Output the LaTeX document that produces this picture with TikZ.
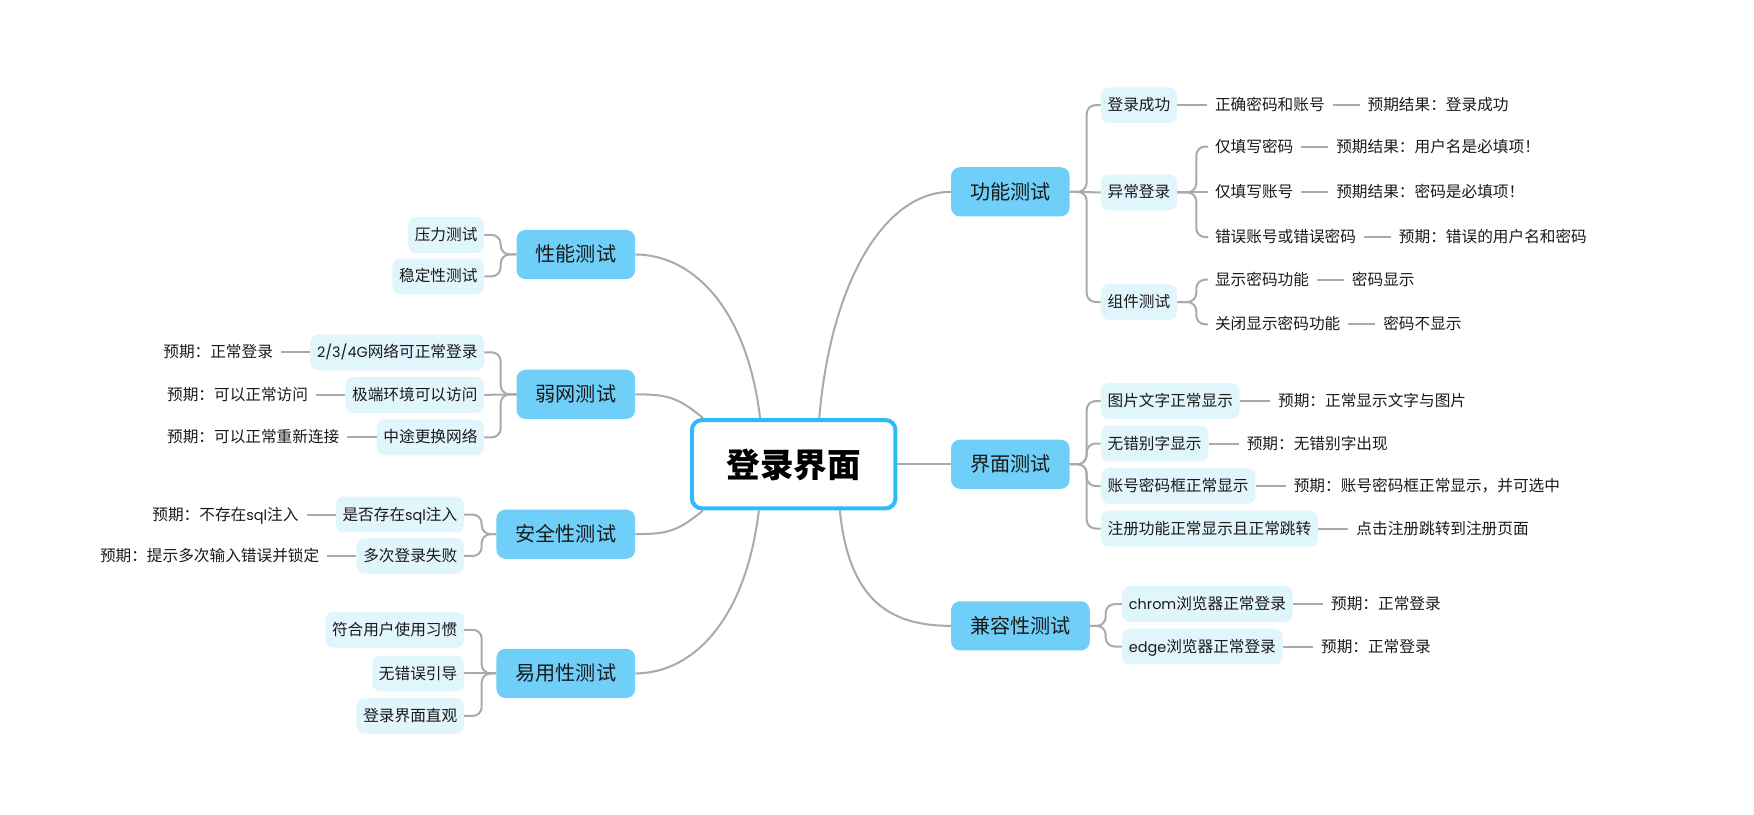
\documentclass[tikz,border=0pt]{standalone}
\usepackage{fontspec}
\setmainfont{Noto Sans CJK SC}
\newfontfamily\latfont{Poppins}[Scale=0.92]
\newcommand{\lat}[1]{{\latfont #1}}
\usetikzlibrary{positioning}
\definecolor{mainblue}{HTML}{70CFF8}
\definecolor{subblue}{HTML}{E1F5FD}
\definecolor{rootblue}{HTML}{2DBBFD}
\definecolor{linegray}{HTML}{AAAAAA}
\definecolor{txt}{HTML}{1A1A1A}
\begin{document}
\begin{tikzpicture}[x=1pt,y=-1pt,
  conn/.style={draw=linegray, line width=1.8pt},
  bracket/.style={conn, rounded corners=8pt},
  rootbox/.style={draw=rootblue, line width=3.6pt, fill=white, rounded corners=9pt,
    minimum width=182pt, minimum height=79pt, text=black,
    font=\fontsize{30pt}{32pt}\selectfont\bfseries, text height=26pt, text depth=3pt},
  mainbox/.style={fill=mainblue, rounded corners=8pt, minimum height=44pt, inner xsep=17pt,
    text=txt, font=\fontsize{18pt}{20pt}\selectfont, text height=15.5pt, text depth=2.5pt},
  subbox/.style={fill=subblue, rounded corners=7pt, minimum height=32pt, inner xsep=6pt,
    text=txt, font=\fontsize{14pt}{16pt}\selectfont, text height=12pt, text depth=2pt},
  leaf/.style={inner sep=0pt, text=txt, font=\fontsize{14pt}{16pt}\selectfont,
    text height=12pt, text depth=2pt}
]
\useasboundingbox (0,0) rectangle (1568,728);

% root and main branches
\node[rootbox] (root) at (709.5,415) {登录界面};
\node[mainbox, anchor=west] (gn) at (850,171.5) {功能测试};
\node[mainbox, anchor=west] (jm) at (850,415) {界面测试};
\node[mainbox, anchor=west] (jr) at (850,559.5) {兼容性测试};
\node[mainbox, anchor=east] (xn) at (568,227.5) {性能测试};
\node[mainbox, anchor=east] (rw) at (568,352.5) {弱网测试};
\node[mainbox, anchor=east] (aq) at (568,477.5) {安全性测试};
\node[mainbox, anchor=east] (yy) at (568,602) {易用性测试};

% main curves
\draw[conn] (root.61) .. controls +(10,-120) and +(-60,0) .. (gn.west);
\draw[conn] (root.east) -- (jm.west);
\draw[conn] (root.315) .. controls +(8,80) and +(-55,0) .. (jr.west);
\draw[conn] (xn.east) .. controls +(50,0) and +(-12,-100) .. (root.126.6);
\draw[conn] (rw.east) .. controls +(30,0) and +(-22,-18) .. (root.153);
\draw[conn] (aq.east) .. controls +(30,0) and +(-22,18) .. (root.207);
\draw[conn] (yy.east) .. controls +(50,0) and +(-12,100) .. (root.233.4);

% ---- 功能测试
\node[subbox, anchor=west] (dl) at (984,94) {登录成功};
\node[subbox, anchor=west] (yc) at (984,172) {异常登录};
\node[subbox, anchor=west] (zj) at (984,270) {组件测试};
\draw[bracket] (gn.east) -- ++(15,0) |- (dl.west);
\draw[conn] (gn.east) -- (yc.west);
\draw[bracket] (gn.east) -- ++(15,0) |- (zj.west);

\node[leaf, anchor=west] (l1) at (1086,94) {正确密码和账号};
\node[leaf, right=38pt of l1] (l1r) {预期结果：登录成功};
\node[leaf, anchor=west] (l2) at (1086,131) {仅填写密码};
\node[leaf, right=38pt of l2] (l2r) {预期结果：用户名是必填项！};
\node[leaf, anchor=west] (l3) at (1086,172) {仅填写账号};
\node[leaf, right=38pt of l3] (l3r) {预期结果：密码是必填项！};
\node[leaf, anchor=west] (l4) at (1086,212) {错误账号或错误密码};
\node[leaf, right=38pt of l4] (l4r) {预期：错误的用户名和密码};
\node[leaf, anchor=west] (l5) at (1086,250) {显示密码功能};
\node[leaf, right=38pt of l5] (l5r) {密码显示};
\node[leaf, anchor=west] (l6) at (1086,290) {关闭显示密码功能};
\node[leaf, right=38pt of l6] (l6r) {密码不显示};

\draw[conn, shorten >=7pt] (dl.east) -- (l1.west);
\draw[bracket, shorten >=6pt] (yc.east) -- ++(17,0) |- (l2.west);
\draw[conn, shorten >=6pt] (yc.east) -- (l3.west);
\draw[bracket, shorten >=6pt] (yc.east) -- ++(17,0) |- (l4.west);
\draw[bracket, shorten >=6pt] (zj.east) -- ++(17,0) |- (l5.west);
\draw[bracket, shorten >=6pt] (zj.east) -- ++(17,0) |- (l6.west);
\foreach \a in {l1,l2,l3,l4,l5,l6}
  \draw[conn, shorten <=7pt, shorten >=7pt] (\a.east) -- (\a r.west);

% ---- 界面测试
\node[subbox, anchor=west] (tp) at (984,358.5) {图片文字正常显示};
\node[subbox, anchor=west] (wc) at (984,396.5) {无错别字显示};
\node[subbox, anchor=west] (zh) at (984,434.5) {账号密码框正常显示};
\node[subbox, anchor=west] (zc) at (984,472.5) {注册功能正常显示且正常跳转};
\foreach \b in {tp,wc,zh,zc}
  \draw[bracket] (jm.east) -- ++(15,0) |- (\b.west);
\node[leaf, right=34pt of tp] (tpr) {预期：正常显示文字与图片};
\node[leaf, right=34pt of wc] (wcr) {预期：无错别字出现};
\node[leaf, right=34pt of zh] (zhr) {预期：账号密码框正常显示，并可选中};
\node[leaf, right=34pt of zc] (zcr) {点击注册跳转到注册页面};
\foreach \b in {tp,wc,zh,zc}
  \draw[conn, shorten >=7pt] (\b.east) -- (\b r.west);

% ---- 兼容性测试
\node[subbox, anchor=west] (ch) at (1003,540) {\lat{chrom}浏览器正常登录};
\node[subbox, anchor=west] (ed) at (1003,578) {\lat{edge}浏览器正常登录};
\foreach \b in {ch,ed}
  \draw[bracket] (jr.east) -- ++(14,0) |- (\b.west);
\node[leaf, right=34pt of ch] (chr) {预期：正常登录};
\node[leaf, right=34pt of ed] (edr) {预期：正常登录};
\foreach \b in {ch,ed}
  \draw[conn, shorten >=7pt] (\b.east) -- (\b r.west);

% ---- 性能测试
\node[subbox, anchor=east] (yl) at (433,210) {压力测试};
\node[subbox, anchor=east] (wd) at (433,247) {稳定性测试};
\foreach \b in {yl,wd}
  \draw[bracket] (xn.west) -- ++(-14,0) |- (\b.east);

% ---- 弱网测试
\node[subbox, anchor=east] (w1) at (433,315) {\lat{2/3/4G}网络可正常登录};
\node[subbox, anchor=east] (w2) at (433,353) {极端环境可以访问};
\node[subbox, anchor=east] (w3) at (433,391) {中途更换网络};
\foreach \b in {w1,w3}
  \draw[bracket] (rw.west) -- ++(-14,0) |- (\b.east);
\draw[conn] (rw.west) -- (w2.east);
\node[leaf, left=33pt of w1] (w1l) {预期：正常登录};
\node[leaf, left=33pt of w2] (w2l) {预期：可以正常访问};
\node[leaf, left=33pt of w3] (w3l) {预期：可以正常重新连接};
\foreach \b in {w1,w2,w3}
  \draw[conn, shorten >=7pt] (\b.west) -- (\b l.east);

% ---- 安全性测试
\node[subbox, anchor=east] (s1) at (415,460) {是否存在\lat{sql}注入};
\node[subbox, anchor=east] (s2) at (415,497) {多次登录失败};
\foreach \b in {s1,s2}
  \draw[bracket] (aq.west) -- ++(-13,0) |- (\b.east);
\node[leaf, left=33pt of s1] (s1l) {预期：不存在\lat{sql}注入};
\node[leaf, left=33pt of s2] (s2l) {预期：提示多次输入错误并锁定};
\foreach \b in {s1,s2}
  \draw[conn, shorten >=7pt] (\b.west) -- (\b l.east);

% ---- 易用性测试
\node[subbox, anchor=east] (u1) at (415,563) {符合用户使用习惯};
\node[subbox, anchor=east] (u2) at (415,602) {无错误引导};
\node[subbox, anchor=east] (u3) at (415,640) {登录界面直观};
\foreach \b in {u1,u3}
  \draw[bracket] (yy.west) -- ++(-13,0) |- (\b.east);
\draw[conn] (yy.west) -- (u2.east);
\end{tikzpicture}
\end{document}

::::::::

Written request: Write out again, exactly, the lines from the start of the listing up to the line containing "anchor=east] (yy) at", with both ends and without pictures.

Finished task:
Output the LaTeX document that produces this picture with TikZ.
\documentclass[tikz,border=0pt]{standalone}
\usepackage{fontspec}
\setmainfont{Noto Sans CJK SC}
\newfontfamily\latfont{Poppins}[Scale=0.92]
\newcommand{\lat}[1]{{\latfont #1}}
\usetikzlibrary{positioning}
\definecolor{mainblue}{HTML}{70CFF8}
\definecolor{subblue}{HTML}{E1F5FD}
\definecolor{rootblue}{HTML}{2DBBFD}
\definecolor{linegray}{HTML}{AAAAAA}
\definecolor{txt}{HTML}{1A1A1A}
\begin{document}
\begin{tikzpicture}[x=1pt,y=-1pt,
  conn/.style={draw=linegray, line width=1.8pt},
  bracket/.style={conn, rounded corners=8pt},
  rootbox/.style={draw=rootblue, line width=3.6pt, fill=white, rounded corners=9pt,
    minimum width=182pt, minimum height=79pt, text=black,
    font=\fontsize{30pt}{32pt}\selectfont\bfseries, text height=26pt, text depth=3pt},
  mainbox/.style={fill=mainblue, rounded corners=8pt, minimum height=44pt, inner xsep=17pt,
    text=txt, font=\fontsize{18pt}{20pt}\selectfont, text height=15.5pt, text depth=2.5pt},
  subbox/.style={fill=subblue, rounded corners=7pt, minimum height=32pt, inner xsep=6pt,
    text=txt, font=\fontsize{14pt}{16pt}\selectfont, text height=12pt, text depth=2pt},
  leaf/.style={inner sep=0pt, text=txt, font=\fontsize{14pt}{16pt}\selectfont,
    text height=12pt, text depth=2pt}
]
\useasboundingbox (0,0) rectangle (1568,728);

% root and main branches
\node[rootbox] (root) at (709.5,415) {登录界面};
\node[mainbox, anchor=west] (gn) at (850,171.5) {功能测试};
\node[mainbox, anchor=west] (jm) at (850,415) {界面测试};
\node[mainbox, anchor=west] (jr) at (850,559.5) {兼容性测试};
\node[mainbox, anchor=east] (xn) at (568,227.5) {性能测试};
\node[mainbox, anchor=east] (rw) at (568,352.5) {弱网测试};
\node[mainbox, anchor=east] (aq) at (568,477.5) {安全性测试};
\node[mainbox, anchor=east] (yy) at (568,602) {易用性测试};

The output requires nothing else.